Nuts, how does that manual bailout procedure work again? Then slowly—ever so slowly—the canopy began to slide aft and up, and it left the jet. Step one complete. Squeezed the triggers. Again, nothing. Man, this is not my day. Okay, actuate the bailout bottle, disconnect the personal leads, trim nose down, invert the jet, unfasten the lap belt/push free and then pull the D-ring. But first, try one more squeeze—lo and behold, the seat started up the rails. The fire-spewing dragon pushed me out (up? sideways? down?). Now, of course, all who have “been there and done that” realize the truth—everything worked as it should, in well under a second, but temporal distortion was giving me the (very) slow-motion version of the movie.
As the seat and I tumbled through the air, the belt release mechanism fired, and the butt snapper did its thing. Now the (streaming) chute appeared between the legs (between the legs??). Wonder what it is going feel like when it —–Man, what a crack-the-whip.
Checked the chute, prepared for the four-line cut—-more nuts. Three panels were shredded, and the ejection seat was sitting on top of the chute. So instead of an umbrella, I had a Dolly Parton. Skipped the four-line cut and tried to shake the seat off the canopy. Nearly collapsed ½ the remaining chute, so abandoned that plan. Got ready to land (soon). Notwithstanding the bullets whizzing all around, I figured at least the rice paddy was bound to be soft. Yeah, soft like a concrete parking lot. Fortunately, I didn’t know at the time how fast I was coming down with the damaged chute et al., or I might have really been scared. Crash. The PLF was more of a PFL (Poor Freakin’ Landing).
The ejection seat landed very soon thereafter—on my head. Dazed and with a cracked helmet, I figured I might still have to take on Charlie, so I drew my trusty USAF .38 revolver which was coolly strapped to my hip in the best John Wayne holster ever seen.

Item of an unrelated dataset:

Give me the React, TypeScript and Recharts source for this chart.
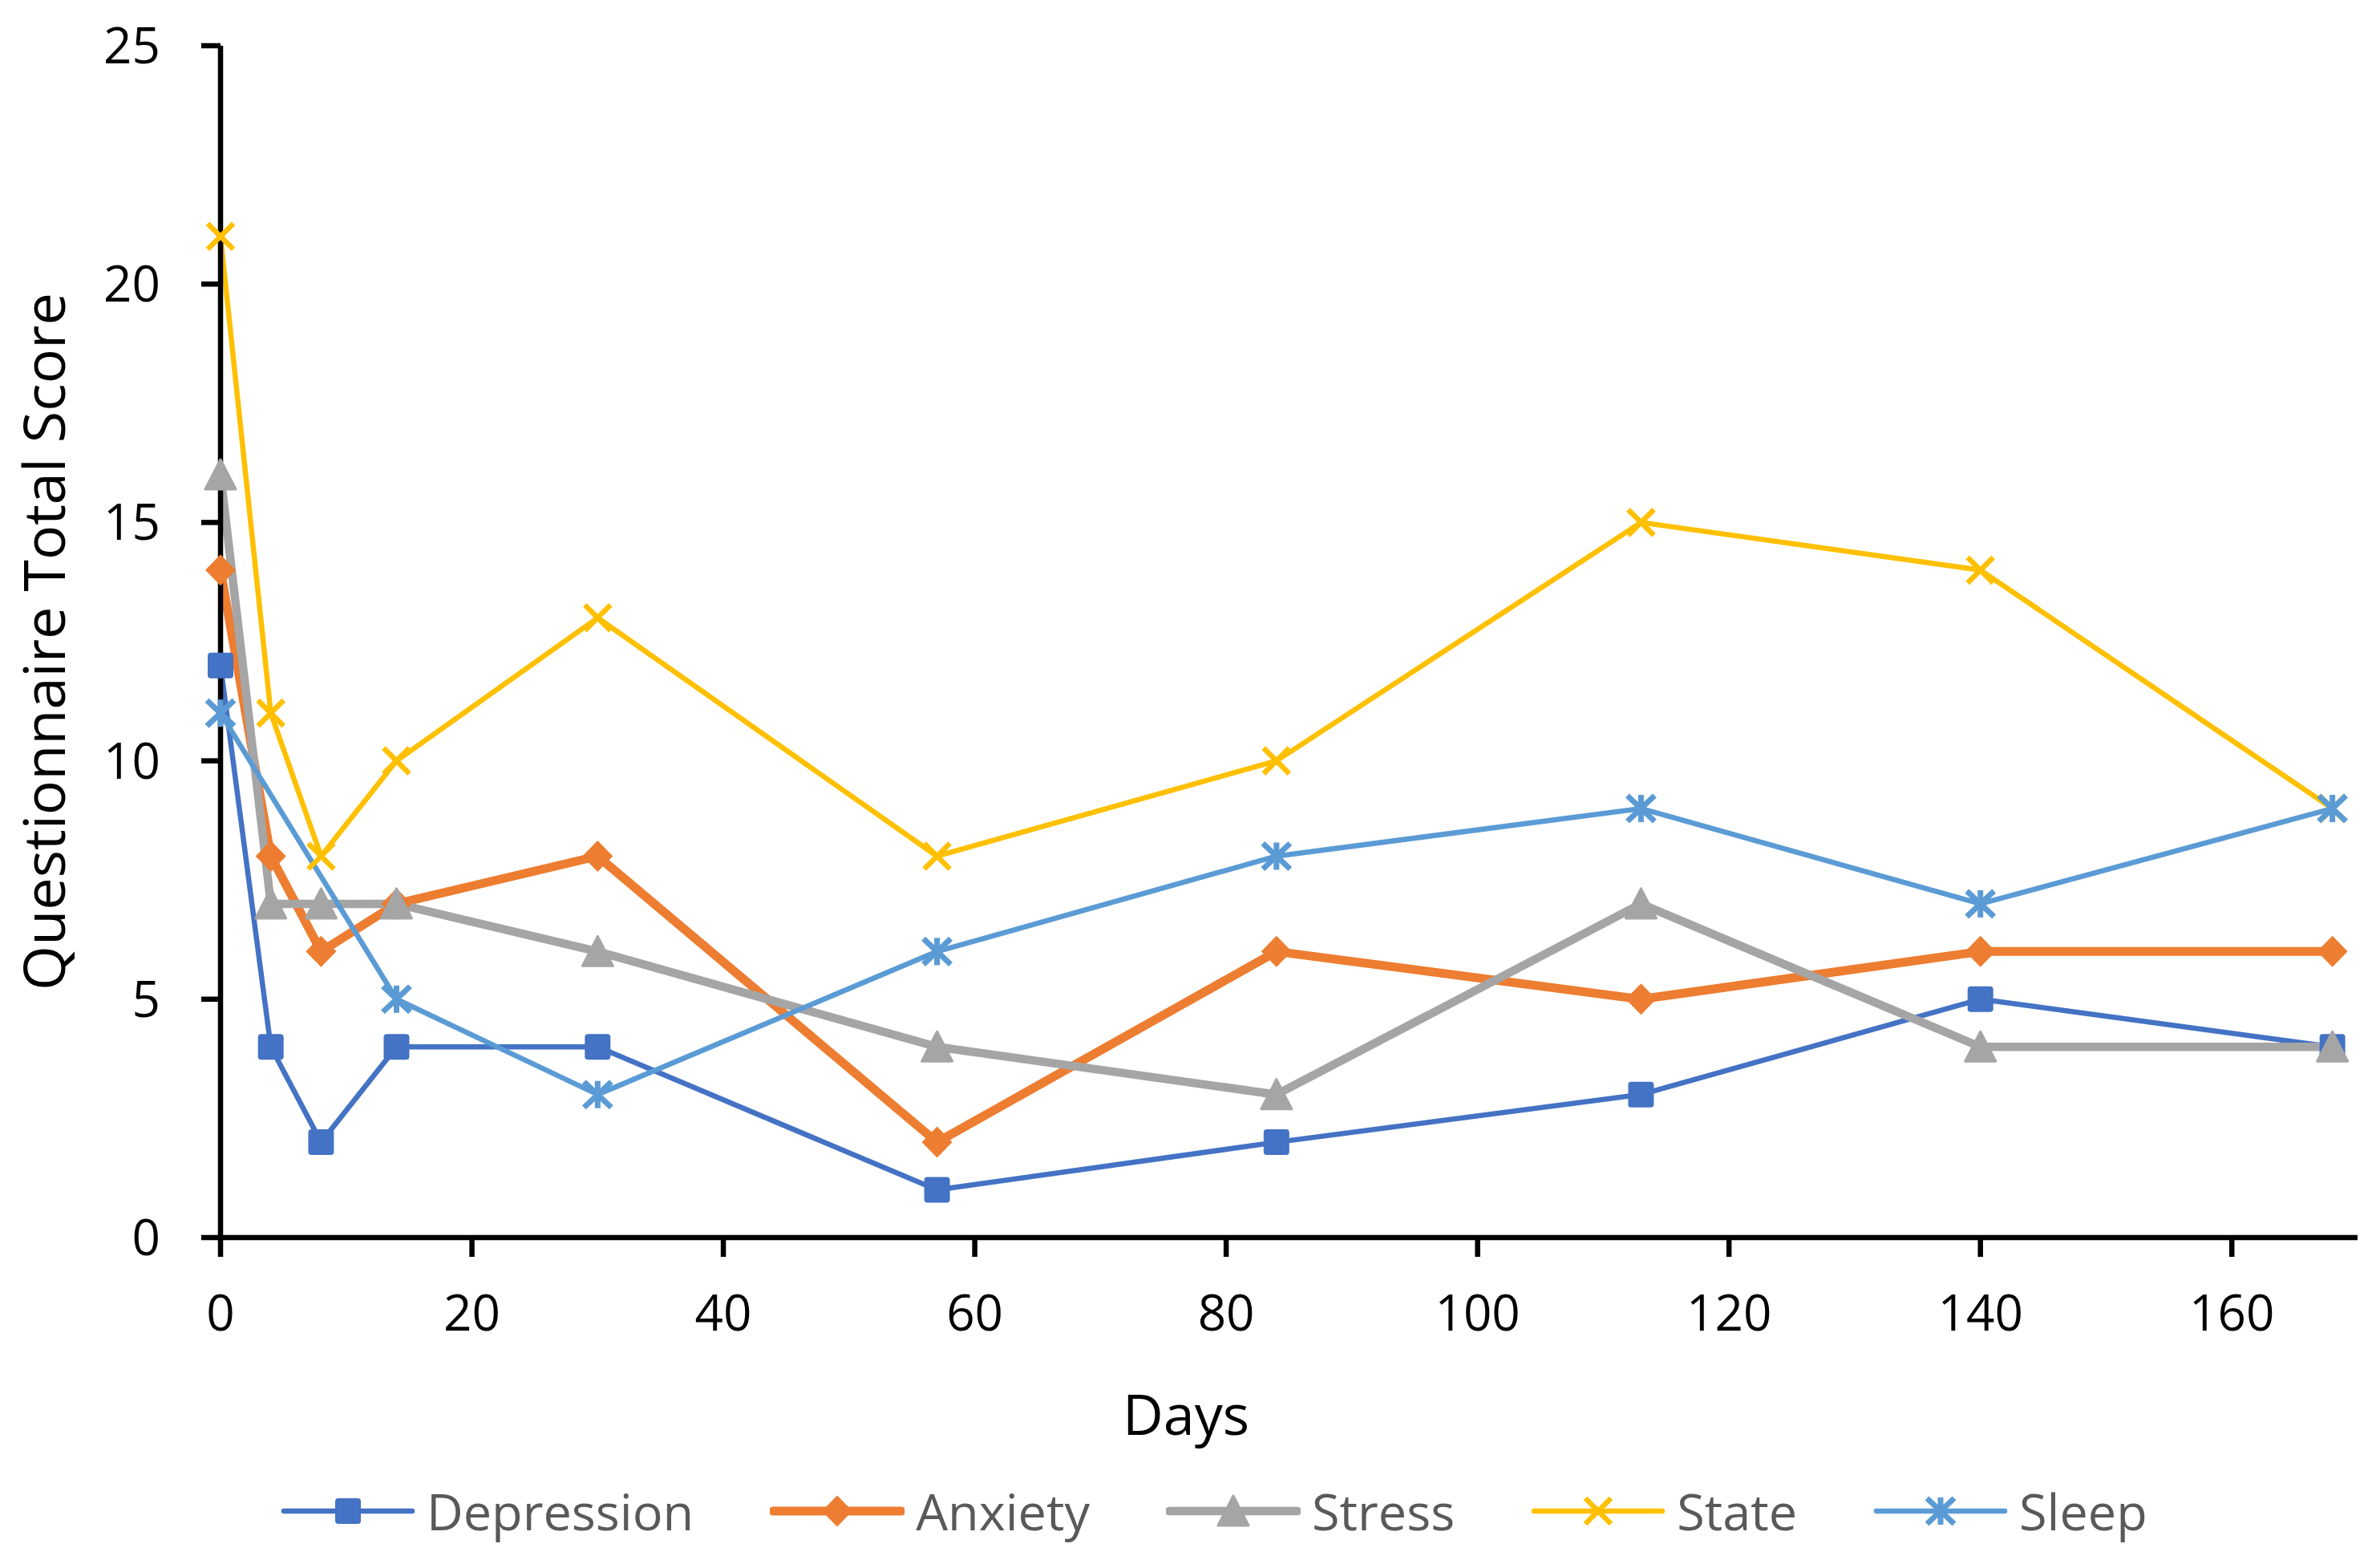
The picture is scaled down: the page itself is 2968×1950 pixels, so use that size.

Gunfire was inbound from seemingly every direction.
It wasn’t too long before I heard the greatest sound every downed pilot hopes for—WHAP, WHAP, WHAP. The good guys were in range. Two Hueys approached, one hovering to pick me up, the other laying down suppression fire that would have made Rambo proud. I crawled over to and got in the lead Huey, gave a thumbs up to the AC, and waited for liftoff. Nothing. I gave him another thumbs-up, and he just pointed over my shoulder, outside the chopper. Being in the relatively safe confines of the Huey and not in the best of condition, I was reluctant to get back out and request official permission to board, so I hesitated. The “crusty old chopper AC” (at least 30 years old), threw his hands up in the air, unbuckled, and got out. Meanwhile, the co-pilot maintained a hover while the two 19-year-old kids [“Guts” on the left side and “More Guts” on the right] were spewing out automatic fire at the very unfriendly tree lines. The AC strolled around, picked up my chute and life raft (there had been a possibility of landing in a river), plus the ejection seat (I couldn’t convince him it was a no deposit, no return item), placed it all next to me (directing me to hold on to it), strapped himself back in, and off we went.